Most young adult Canadians believe retirement by 65 is outdated - survey

Only a small number of them plan on having a traditional retirement

Most young adult Canadians believe retirement by 65 is outdated - survey

The majority of young adults in Canada believed that retiring by the age of 65 in order to pursue leisure was becoming an outdated concept, a recent survey by financial services firm Wealthsimple found, as reported in an article by BNN Bloomberg.

According to the survey, about 74% of Canadians who were between the ages of 24 and 44 said that retirement by the age of 65 and only pursuing leisure by that time was outdated. This showed that there was a shift in the attitudes of Millennial and Gen Z professionals when it comes to retirement as they believe that personal and professional passions should also be catered to in their adulthood.
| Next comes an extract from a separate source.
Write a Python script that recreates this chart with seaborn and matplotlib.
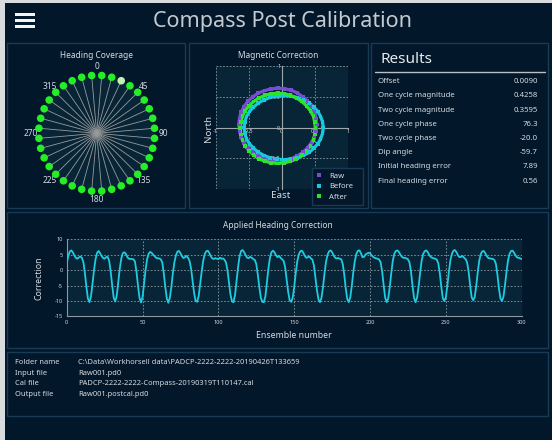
import numpy as np
import pandas as pd
import matplotlib
matplotlib.use("Agg")
import matplotlib.pyplot as plt
from matplotlib.patches import Rectangle
from matplotlib.lines import Line2D
import seaborn as sns

# ---------------- data ----------------
heading_angles = [5, 15, 25, 35, 45, 55, 65, 75, 85, 95, 105, 115, 125, 135, 145, 155, 165, 175,
                  185, 195, 205, 215, 225, 235, 245, 255, 265, 275, 285, 295, 305, 315, 325, 335, 345, 355]
heading_status = ["full", "full", "partial"] + ["full"] * 33
heading_tick_angles = [0, 45, 90, 135, 180, 225, 270, 315]

raw_x = [0.53, 0.52, 0.50, 0.45, 0.39, 0.32, 0.24, 0.14, 0.04, -0.06, -0.16, -0.26, -0.355, -0.44, -0.51, -0.57,
         -0.615, -0.64, -0.65, -0.64, -0.615, -0.57, -0.51, -0.44, -0.355, -0.26, -0.16, -0.06, 0.04, 0.14,
         0.235, 0.32, 0.39, 0.45, 0.495, 0.52]
raw_y = [0.05, 0.15, 0.25, 0.35, 0.43, 0.50, 0.56, 0.61, 0.63, 0.64, 0.63, 0.60, 0.56, 0.50, 0.43, 0.345,
         0.25, 0.15, 0.05, -0.05, -0.15, -0.245, -0.33, -0.40, -0.46, -0.505, -0.53, -0.54, -0.53, -0.505,
         -0.46, -0.40, -0.33, -0.245, -0.15, -0.05]
before_x = [0.63, 0.62, 0.59, 0.55, 0.49, 0.42, 0.33, 0.235, 0.135, 0.03, -0.075, -0.175, -0.27, -0.355, -0.43,
            -0.49, -0.535, -0.56, -0.57, -0.56, -0.535, -0.49, -0.43, -0.355, -0.27, -0.175, -0.075, 0.03,
            0.135, 0.235, 0.33, 0.42, 0.49, 0.55, 0.59, 0.62]
before_y = [0.0, 0.09, 0.18, 0.26, 0.33, 0.40, 0.45, 0.49, 0.51, 0.52, 0.51, 0.49, 0.45, 0.40, 0.33, 0.26,
            0.18, 0.09, 0.0, -0.09, -0.18, -0.26, -0.33, -0.40, -0.45, -0.49, -0.51, -0.52, -0.51, -0.49,
            -0.45, -0.40, -0.33, -0.26, -0.18, -0.09]
after_x = [0.51, 0.50, 0.48, 0.435, 0.375, 0.305, 0.225, 0.135, 0.04, -0.06, -0.16, -0.255, -0.345, -0.425,
           -0.495, -0.555, -0.595, -0.62, -0.63, -0.62, -0.595, -0.555, -0.495, -0.425, -0.345, -0.255, -0.16,
           -0.06, 0.04, 0.135, 0.225, 0.305, 0.375, 0.435, 0.48, 0.50]
after_y = [-0.01, 0.09, 0.185, 0.275, 0.355, 0.425, 0.48, 0.525, 0.55, 0.56, 0.55, 0.525, 0.48, 0.425, 0.355,
           0.275, 0.185, 0.09, -0.01, -0.11, -0.205, -0.295, -0.375, -0.445, -0.505, -0.545, -0.57, -0.58,
           -0.57, -0.545, -0.505, -0.445, -0.375, -0.295, -0.205, -0.11]
mag_ticks = [-1, -0.5, 0, 0.5, 1]

correction = [
    2.2, 4.5, 6.0, 6.4, 5.8, 4.8, 4.0, 3.7, 4.1, 4.4, 4.0, 2.6, -1.0, -5.5, -9.3, -10.4,
    -8.6, -4.5, 0.0, 3.5, 5.6, 6.2, 5.5, 4.6, 3.9, 3.7, 4.2, 4.3, 3.0, -0.5, -5.0, -9.0, -10.2,
    -8.3, -4.0, 0.5, 3.8, 5.5, 5.8, 5.3, 4.2, 3.7, 3.6, 3.6, 3.5, 2.8, -0.5, -5.0, -9.0, -10.5,
    -8.8, -4.5, 0.0, 3.5, 5.3, 5.9, 5.6, 5.0, 4.5, 4.0, 3.8, 3.8, 3.5, 2.5, -1.0, -5.5, -9.2, -10.6,
    -9.0, -5.5, -1.0, 2.5, 4.8, 6.0, 6.2, 5.5, 4.5, 3.9, 4.2, 4.6, 4.0, 3.0, 0.5, -3.5, -7.5, -10.0, -10.3,
    -8.5, -4.5, -0.5, 3.0, 5.2, 6.1, 6.3, 5.6, 4.5, 3.8, 3.6, 3.9, 3.7, 3.6, 4.0, 3.7, 3.8, 3.4, 2.5, 0.0,
    -4.0, -8.0, -10.2, -10.4,
    -8.0, -3.5, 1.0, 4.5, 6.2, 6.5, 5.8, 4.8, 4.0, 3.9, 4.3, 4.0, 3.6, 3.3, 2.0, -1.5, -5.5, -9.0, -10.3, -10.4,
    -8.5, -4.0, 0.5, 4.0, 5.8, 6.3, 5.8, 4.8, 4.2, 4.6, 4.0, 3.5, 3.0, 1.0, -3.0, -7.0, -9.8, -10.3,
    -9.0, -5.5, -1.0, 2.8, 5.0, 6.1, 6.3, 5.6, 4.6, 4.0, 4.2, 4.4, 3.8, 3.4, 1.5, -2.5, -6.5, -9.5, -10.4,
    -9.0, -5.5, -1.0, 2.8, 5.0, 6.1, 6.4, 5.8, 4.8, 4.0, 3.8, 3.9, 3.7, 3.5, 2.0, -1.5, -6.0, -9.4, -10.4,
    -8.8, -5.0, -0.5, 3.0, 5.3, 6.3, 6.4, 5.5, 4.2, 4.3, 5.0, 5.4, 5.6, 5.5, 4.8, 4.3, 4.0, 3.8, 3.7, 3.4,
    2.5, -0.5, -5.0, -9.0, -10.4,
    -9.2, -5.5, -1.0, 3.0, 5.3, 6.2, 6.4, 5.9, 5.0, 4.3, 4.0, 4.0, 3.8, 3.5, 2.5, -0.5, -5.0, -9.0, -10.4,
    -9.0, -5.5, -1.0, 3.0, 5.2, 6.1, 6.4, 5.9, 4.9, 4.3, 4.0, 3.8, 3.7, 3.4, 2.2, -1.0, -5.5, -9.2, -10.0,
    -8.8, -5.0, -0.5, 3.2, 5.3, 6.3, 6.5, 5.8, 4.8, 4.2, 4.3, 4.6, 4.0, 3.6, 2.5, -0.5, -5.0, -8.8, -9.8,
    -8.8, -5.2, -0.8, 3.0, 5.2, 6.1, 6.2, 5.5, 4.5, 3.9, 3.8, 3.7, 3.6, 3.3, 2.0, -1.5, -6.0, -9.3, -10.0,
    -8.6, -4.8, -0.5, 3.2, 5.3, 6.2, 6.3, 5.6, 4.7, 4.1, 4.0, 3.8, 3.6,
]
ensemble = list(range(len(correction)))
corr_xticks = [0, 50, 100, 150, 200, 250, 300]
corr_yticks = [-15, -10, -5, 0, 5, 10]

result_labels = ["Offset", "One cycle magnitude", "Two cycle magnitude", "One cycle phase",
                 "Two cycle phase", "Dip angle", "Initial heading error", "Final heading error"]
result_values = ["0.0090", "0.4258", "0.3595", "76.3", "-20.0", "-59.7", "7.89", "0.56"]

file_labels = ["Folder name", "Input file", "Cal file", "Output file"]
file_values = ["C:\\Data\\Workhorsell data\\PADCP-2222-2222-20190426T133659", "Raw001.pd0",
               "PADCP-2222-2222-Compass-20190319T110147.cal", "Raw001.postcal.pd0"]

# ---------------- style ----------------
BG = "#02172a"
PANEL_EDGE = "#173a55"
AX_BG = "#072536"
TXT = "#d5dbe0"
GRID = "#8d9aa3"

sns.set_theme(style="dark")
plt.rcParams["font.family"] = ["Noto Sans", "DejaVu Sans"]
plt.rcParams["axes.unicode_minus"] = False

W, H = 552, 440
fig = plt.figure(figsize=(W / 100, H / 100), dpi=100, facecolor=BG)


def fx(x):
    return x / W


def fy(y):
    return 1 - y / H


def rect_px(x0, y0, x1, y1):
    return [fx(x0), fy(y1), (x1 - x0) / W, (y1 - y0) / H]


def box(x0, y0, x1, y1, **kw):
    fig.patches.append(Rectangle((fx(x0), fy(y1)), (x1 - x0) / W, (y1 - y0) / H,
                                 transform=fig.transFigure, **kw))


def panel(x0, y0, x1, y1):
    box(x0, y0, x1, y1, facecolor="none", edgecolor=PANEL_EDGE, lw=1.0)


# window frame (light margin at left and top)
box(0, 0, 5, 440, facecolor="#d9dcdf", edgecolor="none")
box(0, 0, 552, 3, facecolor="#d9dcdf", edgecolor="none")

# header
fig.text(fx(282.5), fy(22), "Compass Post Calibration", ha="center", va="center",
         fontsize=15.5, color="#c3cad1")
for yb in [14.5, 20.5, 26.5]:
    box(15, yb - 1.2, 34.5, yb + 1.2, facecolor="#f2f4f6", edgecolor="none")

panel(7, 43, 185, 208)
panel(189, 43, 368, 208)
panel(371, 43, 548, 208)
panel(7, 212, 548, 348)
panel(7, 352, 548, 416)

# ---------------- heading coverage ----------------
axp = fig.add_axes(rect_px(38.7, 75.3, 154.7, 191.3), projection="polar")
axp.set_facecolor(AX_BG)
axp.set_theta_zero_location("N")
axp.set_theta_direction(-1)
hdf = pd.DataFrame({"theta": np.deg2rad(heading_angles), "r": 1.0, "status": heading_status})
axp.vlines(hdf["theta"], 0, hdf["r"], color="#9a9a9a", lw=0.6, zorder=1)
sns.scatterplot(data=hdf, x="theta", y="r", hue="status",
                palette={"full": "#26ee26", "partial": "#bdf3b0"}, s=30, edgecolor="none",
                legend=False, ax=axp, clip_on=False, zorder=3)
axp.set_ylim(0, 1)
axp.set_yticks([])
axp.set_xticks(np.deg2rad(heading_tick_angles))
axp.set_xticklabels([str(a) for a in heading_tick_angles])
axp.tick_params(axis="x", colors=TXT, labelsize=6, pad=-7)
axp.grid(False)
axp.spines["polar"].set_visible(False)
axp.set_xlabel("")
axp.set_ylabel("")
fig.text(fx(96.5), fy(55.5), "Heading Coverage", ha="center", va="center", fontsize=6, color=TXT)

# ---------------- magnetic correction ----------------
axm = fig.add_axes(rect_px(215.7, 66, 347.7, 189.3))
axm.set_facecolor(AX_BG)
mdf = pd.concat([
    pd.DataFrame({"x": raw_x, "y": raw_y, "series": "Raw"}),
    pd.DataFrame({"x": before_x, "y": before_y, "series": "Before"}),
    pd.DataFrame({"x": after_x, "y": after_y, "series": "After"}),
], ignore_index=True)
pal = {"Raw": "#7a4cd6", "Before": "#18c8dc", "After": "#2ae62a"}
closed = pd.concat([g.iloc[list(range(len(g))) + [0]] for _, g in mdf.groupby("series", sort=False)],
                   ignore_index=True)
sns.lineplot(data=closed, x="x", y="y", hue="series", palette=pal, sort=False, estimator=None,
             lw=2.3, legend=False, ax=axm, zorder=3)
sns.scatterplot(data=mdf, x="x", y="y", hue="series", palette=pal, marker="s", s=7,
                edgecolor="none", ax=axm, zorder=4)
axm.set_xlim(-1, 1)
axm.set_ylim(-1, 1)
axm.set_xticks(mag_ticks)
axm.set_yticks(mag_ticks)
axm.set_xticklabels([f"{t:g}" for t in mag_ticks])
axm.set_yticklabels([f"{t:g}" for t in mag_ticks])
axm.grid(True, color=GRID, ls=(0, (2, 2)), lw=0.6)
for s in ["top", "right"]:
    axm.spines[s].set_visible(False)
axm.spines["left"].set_position("zero")
axm.spines["bottom"].set_position("zero")
axm.spines["left"].set_color("#a0a8ae")
axm.spines["bottom"].set_color("#a0a8ae")
axm.spines["left"].set_lw(0.8)
axm.spines["bottom"].set_lw(0.8)
axm.tick_params(length=0, labelsize=4, colors=TXT, pad=1)
axm.set_xlabel("")
axm.set_ylabel("")
fig.text(fx(281), fy(195.5), "East", ha="center", va="center", fontsize=7, color=TXT)
fig.text(fx(208), fy(128), "North", ha="center", va="center", fontsize=7, color=TXT, rotation=90)
fig.text(fx(278), fy(55.5), "Magnetic Correction", ha="center", va="center", fontsize=6, color=TXT)
leg = axm.legend(loc="upper left", bbox_to_anchor=(0.727, -0.114, 0.39, 0.284), mode="expand",
                 fontsize=5.5, frameon=True, borderpad=0.5, labelspacing=0.45, handletextpad=0.8,
                 handlelength=1.0, markerscale=0.9, borderaxespad=0)
leg.get_frame().set_facecolor(BG)
leg.get_frame().set_edgecolor(PANEL_EDGE)
leg.get_frame().set_alpha(1)
leg.get_frame().set_boxstyle("square", pad=0)
leg.set_zorder(10)
for t in leg.get_texts():
    t.set_color(TXT)

# ---------------- results ----------------
fig.text(fx(380), fy(59.5), "Results", ha="left", va="center", fontsize=11, color="#e6eaee")
fig.add_artist(Line2D([fx(375), fx(545)], [fy(72), fy(72)], color="#b8c0c6", lw=1.0))
for i, (lab, val) in enumerate(zip(result_labels, result_values)):
    yy = 81.7 + i * 14.2
    fig.text(fx(377.5), fy(yy), lab, ha="left", va="center", fontsize=5.6, color=TXT)
    fig.text(fx(538), fy(yy), val, ha="right", va="center", fontsize=5.6, color=TXT)

# ---------------- applied heading correction ----------------
axl = fig.add_axes(rect_px(66.7, 239.3, 521.7, 316.3))
axl.set_facecolor(AX_BG)
sns.lineplot(x=ensemble, y=correction, color="#1ecbe0", lw=1.3, ax=axl, zorder=3)
axl.set_xlim(0, 300)
axl.set_ylim(-15, 10)
axl.set_xticks(corr_xticks)
axl.set_yticks(corr_yticks)
axl.grid(True, color=GRID, ls=(0, (2, 2)), lw=0.6)
for s in ["top", "right"]:
    axl.spines[s].set_visible(False)
for s in ["left", "bottom"]:
    axl.spines[s].set_color("#8d979e")
    axl.spines[s].set_lw(0.8)
axl.tick_params(length=0, labelsize=4, colors=TXT, pad=3)
axl.set_xlabel("Ensemble number", fontsize=6.3, color=TXT, labelpad=4)
axl.set_ylabel("Correction", fontsize=6.3, color=TXT, labelpad=8)
fig.text(fx(278), fy(225), "Applied Heading Correction", ha="center", va="center", fontsize=6, color=TXT)

# ---------------- file info ----------------
for i, (lab, val) in enumerate(zip(file_labels, file_values)):
    yy = 362.6 + i * 10.6
    fig.text(fx(14.8), fy(yy), lab, ha="left", va="center", fontsize=5.4, color=TXT)
    fig.text(fx(78), fy(yy), val, ha="left", va="center", fontsize=5.4, color=TXT)

fig.savefig("out.png", dpi=100, facecolor=BG)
Wealthsimple Chief Executive Officer Mike Katchen stated that the shift seen when it comes to the outlook of working professionals towards retirement was impacted not only by the current challenging economic climate.

“It’s a new perspective on the future driven by younger generations. They are looking for flexibility, personalization and control over their future, rather than feeling controlled by conventional wisdom,” said Katchen.

The survey further found that only 7% of Canadians between the ages of 18 and 24 were making plans to have a traditional retirement. It also found that home ownership or employer-sponsored pensions, which had supported previous generations as they went into retirement, were not widely available to the current working generations.

Wealthsimple found that an alarming 60% of Canadians who were in the workforce did not have a workplace pension available to them. About 41% of the respondents who were between the ages of 25 and 44 had admitted that they would want to work toward retirement before they reached the age of 55 so that they can pursue creating a small business as well as passion projects like consulting and not-for-profit work.

In order to gather the data, 1,501 Canadians answered an online survey by Leger, which was commissioned by Wealthsimple.